When I refused to read Mary the most boring book on her shelf last night, she scoffed, “And you’re supposed to be mother of the year?!”
I’m in for it this year, oh, I’m in for it.
Despite Mary’s teasing, my children are bursting with pride, as are my close friends.
But I’m a bit afraid people who don’t know me will raise their eyebrows and whisper to each other, “Her? Really?”
And not just because I forgot soccer treats or sent my kid to school with a lousy science poster, but because I too pictured someone much more spiffy and pulled together for Utah’s Young Mother of the Year.
Let’s make this clear– my closets and pantry are a mess, I hardly ever volunteer at school and cereal and bananas stand in for dinner more often than I’d like to admit.
But I love my children with every particle of my soul and I passionately believe motherhood matters. I devote the best of my time, my creativity, my intelligence and my energy to my family and I believe the rewards are greater than any career, award or accolades.
I am no better than hundreds, thousands of other young mothers in Utah, but I am proud to represent them this year. And I wouldn’t tell you at all, but part of the honor is the obligation to open my mouth (though I sent the kids to church with strict orders, “don’t tell a soul!”).
Gabe would wear a suit every day, everywhere, if he could.
Attending the American Mother’s Luncheon Saturday, I didn’t know what to think. I was a bit embarrassed about the nomination and confused about the process. But I was greeted with warmth and enthusiasm and kindness. The American Mothers aren’t superwomen with a “system” and mile-long resume; they vary in age, race, education and financial status but are united in their belief in the worth of every soul and their conviction mothering matters, conscientious parenting makes a difference and we can all learn from each other.
visiting Stefan in his natural habitat– the BYU library
And learn I did. Between the chit chat in the halls and 23 short speeches (one from me) I gleaned a wealth of information. Afterward, I called my sister and said, “They are all so fantastic. There’s no way they’ll choose me to represent them, but I feel like I just made twenty new friends.”

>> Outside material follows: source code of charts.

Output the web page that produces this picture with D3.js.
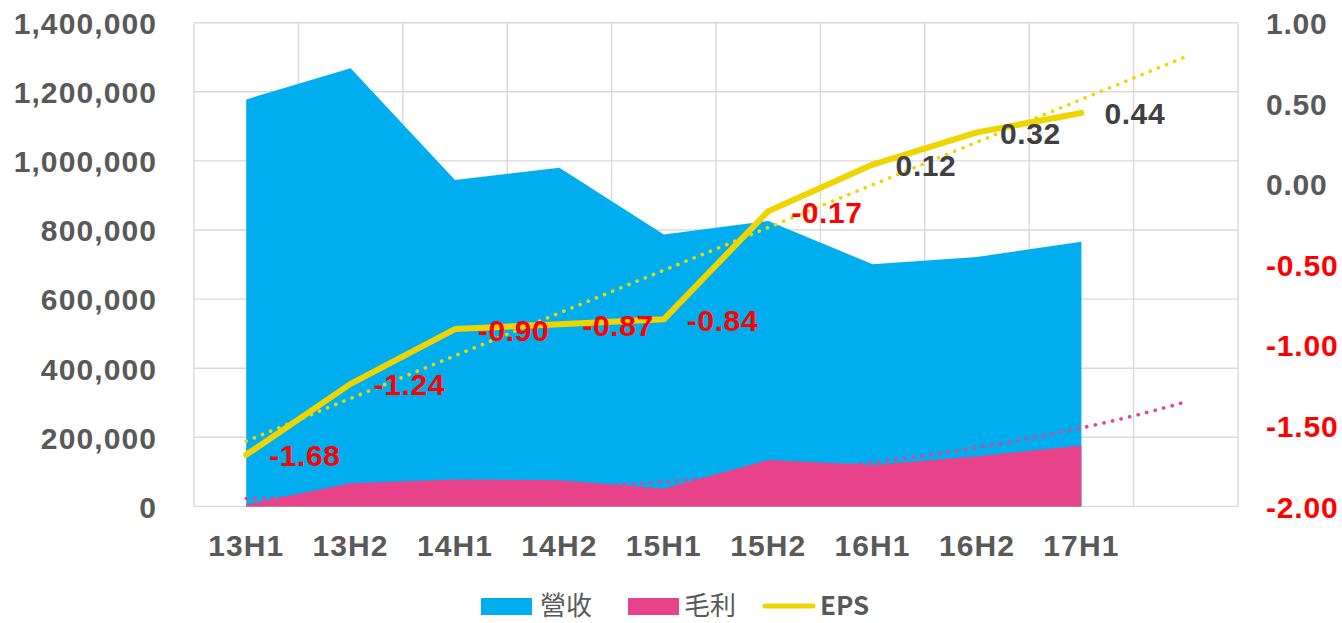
<!DOCTYPE html>
<html>
<head>
<meta charset="utf-8">
<script src="https://cdn.jsdelivr.net/npm/d3@7"></script>
<style>
  html, body { margin: 0; padding: 0; background: #ffffff; }
  svg { display: block; }
</style>
</head>
<body>
<svg id="chart" width="1342" height="623"></svg>
<script>
// ---- data ----
const categories = ["13H1", "13H2", "14H1", "14H2", "15H1", "15H2", "16H1", "16H2", "17H1"];
const revenue = [1178000, 1268000, 945000, 980000, 787000, 826000, 701000, 722000, 766000];
const grossProfit = [6000, 67000, 78000, 76000, 52000, 134000, 120000, 145000, 176000];
const eps = [-1.68, -1.24, -0.90, -0.87, -0.84, -0.17, 0.12, 0.32, 0.44];
const leftTicks = [0, 200000, 400000, 600000, 800000, 1000000, 1200000, 1400000];
const rightTicks = [-2.0, -1.5, -1.0, -0.5, 0.0, 0.5, 1.0];
const legendItems = [
  { key: "rev", label: "營收" },
  { key: "gp", label: "毛利" },
  { key: "eps", label: "EPS" }
];

// ---- style ----
const C = {
  rev: "#00AEEF", gp: "#E8438A", eps: "#EFD500",
  grid: "#D9D9D9", axis: "#595959", neg: "#FF0000", pos: "#404040"
};
const NUMFONT = "'Liberation Sans', Arial, sans-serif";
const CJKFONT = "'Noto Sans CJK TC', 'Noto Sans CJK SC', sans-serif";

const svg = d3.select("#chart");
const plot = { left: 194, right: 1238, top: 22.7, bottom: 506.4 };

// x axis has one forecast slot beyond the last category (trendline forward 1 period)
const xDomain = categories.map((c, i) => i).concat([categories.length]);
const x = d3.scaleBand().domain(xDomain).range([plot.left, plot.right]).paddingInner(0).paddingOuter(0);
const cx = i => x(i) + x.bandwidth() / 2;
const yL = d3.scaleLinear().domain([0, 1400000]).range([plot.bottom, plot.top]);
const yR = d3.scaleLinear().domain([-2, 1]).range([plot.bottom, plot.top]);

// ---- gridlines ----
const g = svg.append("g");
g.selectAll("line.h").data(leftTicks).join("line")
  .attr("x1", plot.left).attr("x2", plot.right)
  .attr("y1", d => yL(d)).attr("y2", d => yL(d))
  .attr("stroke", C.grid).attr("stroke-width", 1.4);
const vBounds = xDomain.map(d => x(d)).concat([plot.right]);
g.selectAll("line.v").data(vBounds).join("line")
  .attr("x1", d => d).attr("x2", d => d)
  .attr("y1", plot.top).attr("y2", plot.bottom)
  .attr("stroke", C.grid).attr("stroke-width", 1.4);

// ---- areas ----
const areaL = d3.area().x((d, i) => cx(i)).y0(yL(0)).y1(d => yL(d));
svg.append("path").datum(revenue).attr("d", areaL).attr("fill", C.rev);
svg.append("path").datum(grossProfit).attr("d", areaL).attr("fill", C.gp);

// ---- trendlines ----
function linFit(vals) {
  const xs = vals.map((v, i) => i + 1);
  const mx = d3.mean(xs), my = d3.mean(vals);
  const sxy = d3.sum(xs, (xx, i) => (xx - mx) * (vals[i] - my));
  const sxx = d3.sum(xs, xx => (xx - mx) * (xx - mx));
  const b = sxy / sxx, a = my - b * mx;
  return t => a + b * t;
}
function expFit(vals) {
  const f = linFit(vals.map(Math.log));
  return t => Math.exp(f(t));
}
const nT = categories.length + 1;
const fGP = expFit(grossProfit);
const fEPS = linFit(eps);
const dotted = (sel, color) => sel.attr("fill", "none").attr("stroke", color)
  .attr("stroke-width", 3.6).attr("stroke-linecap", "round").attr("stroke-dasharray", "0.1 8.7");
const gpTrend = d3.range(0, nT - 1 + 0.001, 0.1);
svg.append("path").datum(gpTrend)
  .attr("d", d3.line().x(t => plot.left + x.bandwidth() / 2 + t * x.bandwidth()).y(t => yL(fGP(t + 1))))
  .call(dotted, C.gp);
svg.append("path").datum([0, nT - 1])
  .attr("d", d3.line().x(t => cx(t)).y(t => yR(fEPS(t + 1))))
  .call(dotted, C.eps);

// ---- EPS line ----
svg.append("path").datum(eps)
  .attr("d", d3.line().x((d, i) => cx(i)).y(d => yR(d)))
  .attr("fill", "none").attr("stroke", C.eps).attr("stroke-width", 6)
  .attr("stroke-linecap", "round").attr("stroke-linejoin", "round");

// ---- EPS data labels ----
svg.append("g").selectAll("text").data(eps).join("text")
  .attr("x", (d, i) => cx(i) + 23).attr("y", d => yR(d) + 1)
  .attr("dominant-baseline", "central")
  .attr("font-family", NUMFONT).attr("font-weight", "bold").attr("font-size", 30)
  .attr("letter-spacing", 0.6)
  .attr("fill", d => d < 0 ? C.neg : C.pos)
  .text(d => d.toFixed(2));

// ---- axes ----
const axL = svg.append("g").attr("transform", `translate(157,0)`)
  .call(d3.axisLeft(yL).tickValues(leftTicks).tickSize(0).tickPadding(0).tickFormat(d3.format(",")));
axL.select(".domain").remove();
axL.selectAll("text").attr("font-family", NUMFONT).attr("font-weight", "bold")
  .attr("font-size", 30).attr("letter-spacing", 1.1).attr("fill", C.axis)
  .attr("dy", "0.36em");

const axR = svg.append("g").attr("transform", `translate(1266,0)`)
  .call(d3.axisRight(yR).tickValues(rightTicks).tickSize(0).tickPadding(0).tickFormat(d => d.toFixed(2)));
axR.select(".domain").remove();
axR.selectAll("text").attr("font-family", NUMFONT).attr("font-weight", "bold")
  .attr("font-size", 30).attr("letter-spacing", 0.8)
  .attr("fill", d => d < 0 ? C.neg : C.axis).attr("dy", "0.36em");

const axB = svg.append("g").attr("transform", `translate(0,${plot.bottom})`)
  .call(d3.axisBottom(x).tickSize(0).tickPadding(0).tickFormat(i => categories[i] || ""));
axB.select(".domain").remove();
axB.selectAll("text").attr("font-family", NUMFONT).attr("font-weight", "bold")
  .attr("font-size", 30).attr("letter-spacing", 1.1).attr("fill", C.axis)
  .attr("y", 39).attr("dy", "0.36em");

// ---- legend ----
const lg = svg.append("g");
const legendPos = [
  { sx: 481, tx: 540 },
  { sx: 628, tx: 684 },
  { sx: 763, tx: 820 }
];
legendItems.forEach((it, i) => {
  const p = legendPos[i];
  if (it.key === "eps") {
    lg.append("line").attr("x1", p.sx + 2).attr("x2", p.sx + 50).attr("y1", 606).attr("y2", 606)
      .attr("stroke", C.eps).attr("stroke-width", 5).attr("stroke-linecap", "round");
  } else {
    lg.append("rect").attr("x", p.sx).attr("y", 598).attr("width", 51).attr("height", 17)
      .attr("fill", C[it.key]);
  }
  lg.append("text").attr("x", p.tx).attr("y", 615)
    .attr("font-family", CJKFONT).attr("font-size", 26)
    .attr("font-weight", it.key === "eps" ? "bold" : "normal")
    .attr("fill", C.axis).text(it.label);
});
</script>
</body>
</html>
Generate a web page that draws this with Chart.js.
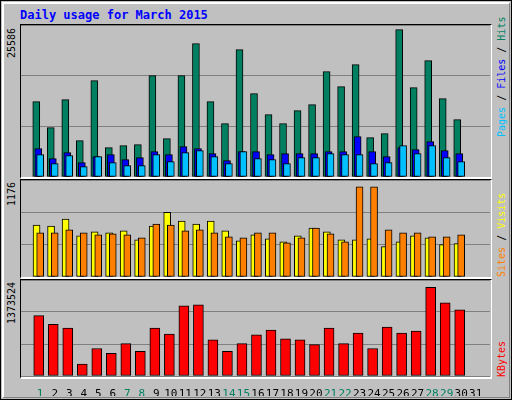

Darling Gabe accompanied me for the day– and I could scarcely choose a better companion. With his dimpled smile and ready jokes, Gabe kept me laughing all day long (and I’m afraid we were both a bit punch drunk by the end of the day). He was richly repaid by meeting one of his heroes, Elder Jeffrey Holland, one of the Twelve Apostles and a master speaker; treat yourself to one of his gems here
. Elder Holland’s incredible wife, Patricia, was nominated for Mother of the Year (the grown up version). Rushing away from building with Habitat for Humanity, Stefan arrived for part of the luncheon and all of my three minute speech in cut-off khakis and blood dripping down his leg. No one blinked at his attire and he was greeted warmly by everyone.
In 1988, Elder Holland was the President of BYU and my Book of Mormon teacher: Elder Holland‘s class was THE big perk for scholarship students back then.
I was delighted to qualify for “Young Mother” but only by the skin of my teeth. A young mother nominee can only have one child over the age of eighteen (and Stef will be turning 19 in a matter of weeks). Phew. Nice to know I’m still young. That alone will put a spring in my step all year.
No one at AMI regards the process of selecting Utah Mother and Young Mother of the Year as a competition. Because really, how would that work? It’s simply a matter of choosing a representative. I’m humbled to represent the Young Mothers of Utah and excited to have a voice at the National Convention.
from me to Gabe– all Victor Hugo and mostly in French.
And the jokes? Sigh. I’m going to pay for all the times I teased Stefan when he did something dumb, “You got a 36 on the ACT?” Because I will make mistakes and forget carpool and hurt feelings. But I will keep trying and improving and praying for help, because my children are worth all my efforts. Every bit.
When I arrived home Saturday I opened a handwritten birthday letter from Ben. Tucked into the fourth paragraph was this: “By now I’ve learned to take care of myself. I can cook and clean and do all that stuff. But what I’ve learned since leaving home is there was so much more you did. There is a kind of irreplaceable spirit a mom brings. Not even my companion making cookies can come close to it.”
“My mother had a great deal of trouble with me, but I think she enjoyed it.”